À la mémoire de son père

Enfin, dans son livre peut être le plus personnel, le plus émouvant, Mon père l’étranger (L’Harmattan, 2005), il raconte à travers la correspondance familiale, la vie de Nahoum Plocki et Rywka Rajsfus, ses parents immigrés juifs, venus au pays des droits de l’Homme. A la différence de son frère, David, parti «  construire le socialisme  » en URSS, Nahoum a tenté bien avant les autres l’expérience du sionisme. Il s’est installé en 1913 en Palestine pour construite une société fraternelle avec des militants du mouvement sioniste socialiste, Poalé zion. De retour en France, il a travaillé chez Renault à Billancourt, la même année que Makhno comme il l’indique dans une note en bas de page. Nahoum est devenu vendeur sur les marchés. Travailleur, il a pu prendre des vacances en 1936 «  les seules vacances qu’il n’aura jamais connues au pays de la liberté  ».

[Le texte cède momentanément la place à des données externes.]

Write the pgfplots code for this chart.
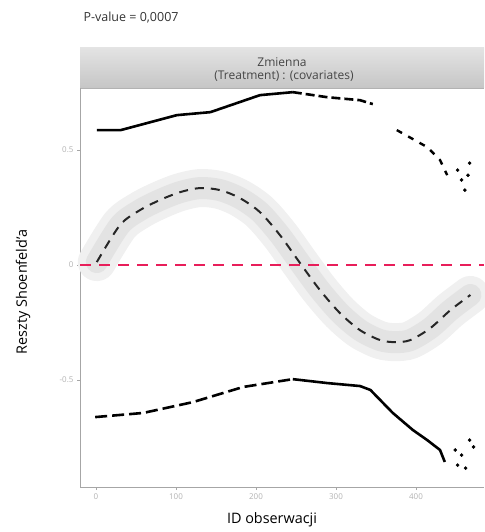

Par ce récit et comme à son habitude, Maurice Rajsfus voulait transmettre une flamme, comme un passeur de mémoire : «  Manifestement, Nahoum cherchait en France l’intégration, sinon l’assimilation, tout comme il aurait tenté d’y parvenir en Amérique ou en Russie. Non pas pour lui, c’était prématuré mais au moins pour ses enfants. Ce qu’il n’a réussi que partiellement car la guerre s’est montrée une implacable alliée du retour au ghetto, je pense l’avoir réalisé à sa place. Je crois – enfin j’espère – qu’il serait fier de moi, fier surtout de ses petits-enfants et de ceux qui porteront encore son nom dans ce pays qui était pour lui synonyme de liberté. Même si cela représentait une certaine tromperie dont il n’avait jamais été tout à fait dupe, il avait pourtant le grand mérite d’en sourire.  »
En 1985, dans une dédicace de L’an prochain la révolution (Mazarine), document consacré aux juifs communistes dans la tourmente stalinienne, Maurice Rajsfus écrivait: «  Nos grands parents disaient l’année prochaine à Jérusalem, nos parents disaient l’an prochain la révolution, il nous reste l’espoir  ». On ne sait ce qu’il aurait pu écrire pour les générations suivantes…
Ainsi n’est plus Maurice Rajsfus, citoyen historien toujours sur la brèche d’une mémoire incommode. Ses archives sur les violences policières bâties au fil des décennies devraient lui survivre, selon son meilleur éditeur, Libertalia paraphrasant les Bérurier noirs: « Ami, ta rage n’est pas perdue ».